If it were the latter, he was acting highly improperly and dangerously. The Iraq war has been a hugely divisive issue. His comments on that are therefore liable to please some people and upset a (considerably smaller) number of others. But whatever our position on the rights and wrongs of the war and the aftermath, we should all be able to accept that it not for the Chief of the General Staff to try to make or change this country's foreign policy with public pronouncements.

It is for him to advise ministers privately, for them to make the policy decisions, and for him to carry them out. There is a fundamental constitutional boundary in this, and to cross it deliberately is to get into very murky and boggy territory that leads eventually to military dictatorships.

Quite a few of Sir Richard's comments to the Mail were absolutely guaranteed to cause a storm when they got into the public domain. He said that British troops should be withdrawn from Iraq “soon”; that the presence of the troops in Iraq “exacerbates” (but does not cause) our security problems around the world; that we “kicked the door in” with the military campaign in 2003; and that the planning for the post-war Iraq was poor. He also suggested that the objective of establishing a model liberal democracy in Iraq was naïve, and declared that “I think we should aim for a lower ambition”.
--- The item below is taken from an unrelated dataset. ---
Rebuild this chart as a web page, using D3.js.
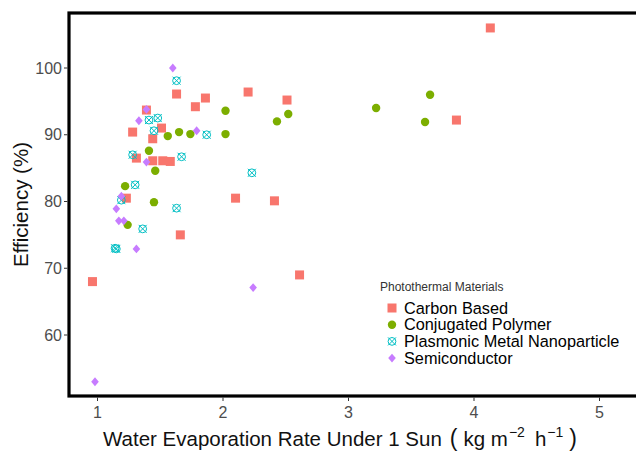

In the cool light of the following morning, his message was substantially different. It was that our troops should stay “until the job is done, and I hope that is soon”, that “we shall see this through”, and that “we don't do surrender and white flags”. But he did add that it was essential not to “break” the Army in Iraq. It was impossible in any case to talk away what had already appeared in print, and he did not deny any of the comments attributed to him.

One was left convinced that he had told the Mail what he really felt. But to what extent had it been a blunder, and to what degree had it been calculation?

Sir Richard is not generally sceptical about the war on terror. He takes the view that the war in Afghanistan has to be won (and a factor in his comments seems to have been a desire to get British troops shifted to that theatre of conflict from the one in Iraq). This deeply Christian man also made it clear in his Mail interview that he is very concerned about the “Islamist challenge to our society” at home. That could also get him into hot water.

Some of his comments stood up in my opinion. Some were even statements of the obvious. But others were very shaky if not simply mistaken. The distinction between our position in Iraq and that in Afghanistan is by no means as clear cut as he indicated. In both cases we went in uninvited. In both cases we remain at the request of a democratically elected government.

The prime minister quickly let it be known yesterday that Sir Richard retains his full confidence. So will he (Sir Richard) survive? I think he would have quickly become toast when Mr Blair was in his prime. And he might have been speedily packing his bags if a new man, with a reputation as a control freak, had taken over at No 10.